More calls on EPA to reopen Dimock fracking investigation

In the aftermath of an illuminating story in the LA Times last week that revealed that staff at the Environmental Protection Agency believed that there was evidence that fracking activities in Dimock, PA had caused "significant damage" to water quality, calls are mounting for EPA to reopen its investigation.

As I blogged previously, although this interpretation of the data was presented to the highest level staff in the region in the spring of last year, EPA subsequently - and without explanation - closed its investigation into water quality concerns in Dimock and ceased deliveries of temporary drinking water to residents.  (The presentation itself is now available online here.)

Now, the Scranton Times-Tribune - headquartered in the heart of northeastern Pennsylvania's shale country - has joined NRDC and others in calling on EPA to reopen its investigation "and use all of the technology at its disposal" to answer the question whether, as the staff presentation speculates, drilling and/or fracking itself contaminated drinking water in Dimock.

This is, after all, the key question that EPA's on-going national fracking study is intended to address.  Not to mention that federal regulators owe it to the people in this beleaguered community to give them a comprehensive and complete investigation. At the very least, the agency owes the public a valid explanation why it decided to terminate its inquiry.

Meantime, as was widely reported yesterday, new details emerged about the now-infamous Hallowich case, indicating that the gas industry's well-known efforts to silence its victims reached new lows when Range Resources imposed a lifetime ban on the family's 7- and 10-year-old children from discussing fracking. Although now disclaimed by the company, the ban was evidently a part of its secret settlement with the children's parents over serious allegations of contamination and health impacts from its neighboring fracking activities. Some of the terms of that settlement have come to light following the Pittsburgh Post Gazette's on-going efforts to compel their disclosure.

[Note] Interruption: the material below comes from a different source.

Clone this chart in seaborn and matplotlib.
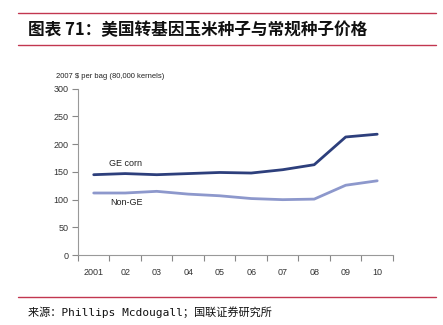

Though clearly not directly related, both of these stories highlight what is for many a disturbing feature of oil and gas development in this country: the extent to which the public is denied full and accurate information about fracking's impacts.  Like the widespread exemptions industry enjoys from many of our bedrock environmental laws, this creates not only an uneven playing field that advantages oil and gas over other industries (including clean energy), but foments growing distrust among the public.

It is time for the industry - and regulators - to come clean.